Another option could be to create a data structure that explicitly allows mutation, like Clojure’s transients.

Affine character arithmetic

This feature is directly lifted from BQN. It’s simple, but brilliant.

Treat characters as an affine space. An affine space is a space that allows three operations:

Crucially, the ability to directly add two elements is missing. This prevents C-style 'a' + 'b' (which is 195 , by the way), but allows for 'a' + 1 == 'b' , 'b' - 1 == 'a' , and 'z' - 'a' == 25 .

Want to parse a grid of digits? You can write grid - '0' . Rotating characters? You can just add and subtract as necessary, handling boundary conditions.

I find this far superior to J’s approach. It avoids the extra conversion needed to and from a numeric datatype. For J, you have to use a.&i. which finds the i.  index of the given character within the a.  alphabet. Under some circumstances, you can avoid converting the characters to integers and keep them as bytes with the special combination &.(a.&i.) with &.  under (dual).

For Unicode, it can be converted to a number using 3 u: 7 u: ] ( u:  Unicode) and manipulated the same way, using the codepoint as a number, but the conversion cannot be avoiding owing to the nature of the UTF-8 encoding. While both of these work well, the extra work required to convert back and forth between the two representations can be noisy. This would also discourage using things like 97 to represent a.i.'a' (the byte value of the character a ), which I believe is a benefit.

Conclusion

First things first, congratulations are in order. Congratulations for making it this far. Thank you, dear reader, for indulging me for as long as you have.
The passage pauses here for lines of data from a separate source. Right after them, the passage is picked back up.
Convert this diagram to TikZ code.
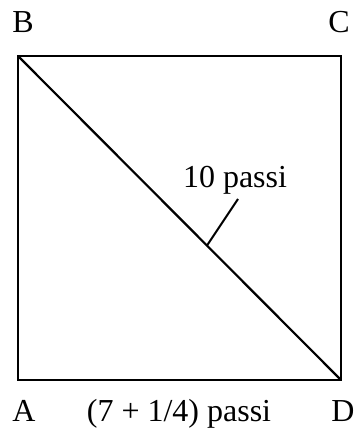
\documentclass[tikz,border=0pt]{standalone}
\usepackage{fontspec}
\setmainfont{Liberation Serif}
\usetikzlibrary{positioning, calc}

\begin{document}
\begin{tikzpicture}[
  x=1pt, y=1pt,
  edge/.style={draw, line width=2.2pt, line join=miter},
  lbl/.style={font=\fontsize{32}{38}\selectfont, inner sep=0pt, anchor=base},
  lead/.style={draw, line width=2pt}
]
  \useasboundingbox (0,0) rectangle (361,432);

  % Corners
  \coordinate (A) at (18,52);
  \coordinate (B) at (18,376);
  \coordinate (C) at (341,376);
  \coordinate (D) at (341,52);

  % Square and diagonal
  \draw[edge] (A) -- (B) -- (C) -- (D) -- cycle;
  \draw[edge] (B) -- (D);

  % Labels
  \node[lbl] (lB) at (23,399) {B};
  \node[lbl] (lC) at (339,399) {C};
  \node[lbl] (lA) at (24,10) {A};
  \node[lbl] (lD) at (343,10) {D};
  \node[lbl] (base) at (179,10) {(7 + 1/4) passi};
  \node[lbl] (diag) at (235,244) {10 passi};

  % Leader to the diagonal
  \path (B) -- (D) coordinate[pos=0.585] (m);
  \coordinate (t) at (238,233);
  \draw[lead] (t) -- (m);
\end{tikzpicture}
\end{document}
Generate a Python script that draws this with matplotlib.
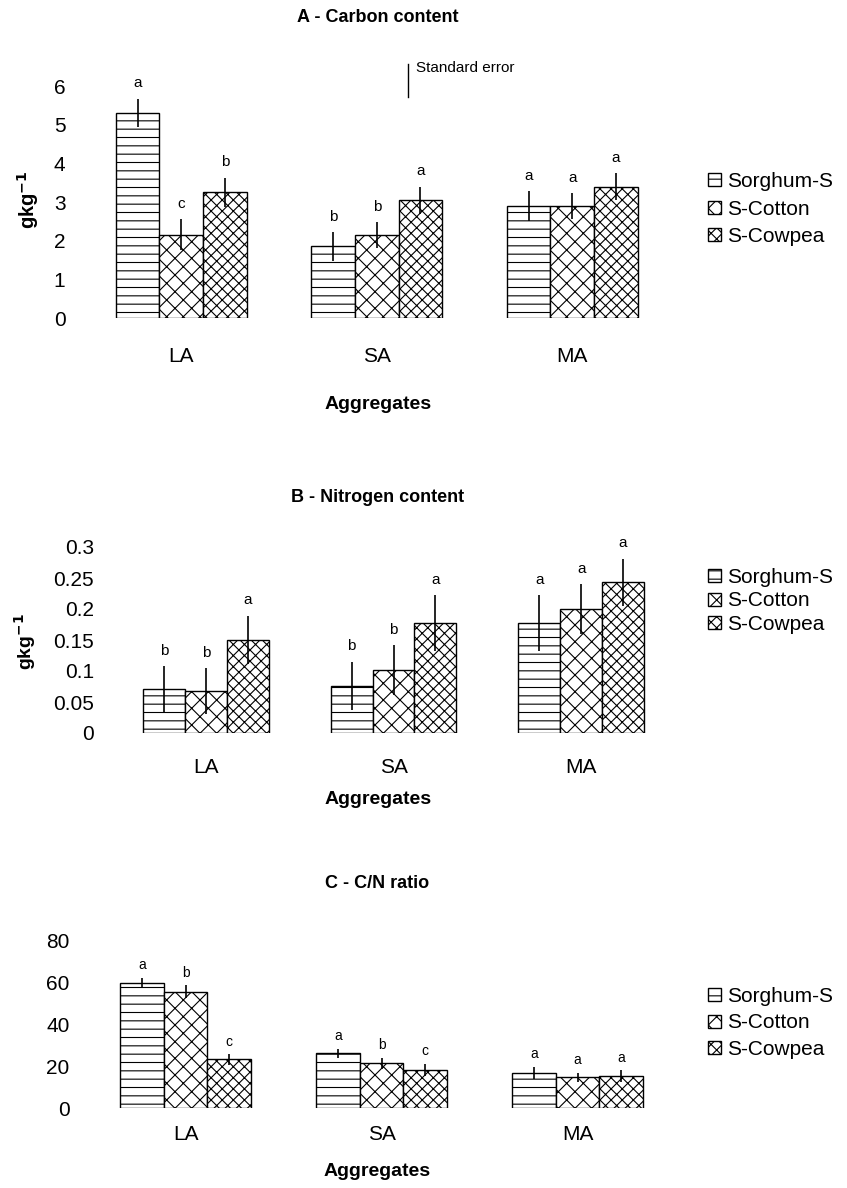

I hope you have found this post interesting.

J, and array languages in general, offer a very interesting paradigm for programming in. I highly recommend learning an array language such as J, APL, BQN, or K, if you are interested in learning more about different styles of programming and ways of tackling problems. As a tool for quickly developing algorithms, I find J to be an excellent tool to have at my disposal. It provides the tools necessary to write code quickly and is efficient for getting ideas from concepts to a working example. Understanding concepts like rank can really help formulating solutions to array-like problems in general, and array languages will guide you towards that as you use them.

The syntax adopted by J has strength in its brevity (albeit this can be a double-edged sword), although it has its flaws. Lack of operator precedence makes well-written code easy to follow, but there is a large initial learning curve involved when encountering new primitives. In addition, poorly-written code can be very difficult to read for newcomers. Invisible conjunctions do not aid this, either.

The advantages of a minimalist type system bring drawbacks with them. Chiefly, composite data types like records and structs are missing. This makes sense when you view the equivalent data structure in J as a collection of columns, not rows, but can be annoying when data processing needs to think about rows. Furthermore, more advanced types, like unions, are also missing. They really open the door to more advanced programming in areas like error handling, in my opinion, so J is stuck with exceptions for now. On the other hand, for its core purposes, advanced types aren’t necessary. When it comes to crunching numbers, the underlying representation is sufficient.

J is missing some of the nicer features common in more recently-developed languages, and especially some of the rough edges can be annoying to have to deal with. In particular, scoping and file importing are pretty nasty in my opinion. There’s not much of a chance of J changing fundamental parts of it like this, though, so the onus will be on newer array languages like BQN to improve on these shortcomings.

Ultimately, J was a language that was 100% worth me learning, and I encourage anyone looking to learn new approaches to programming to learn an array language.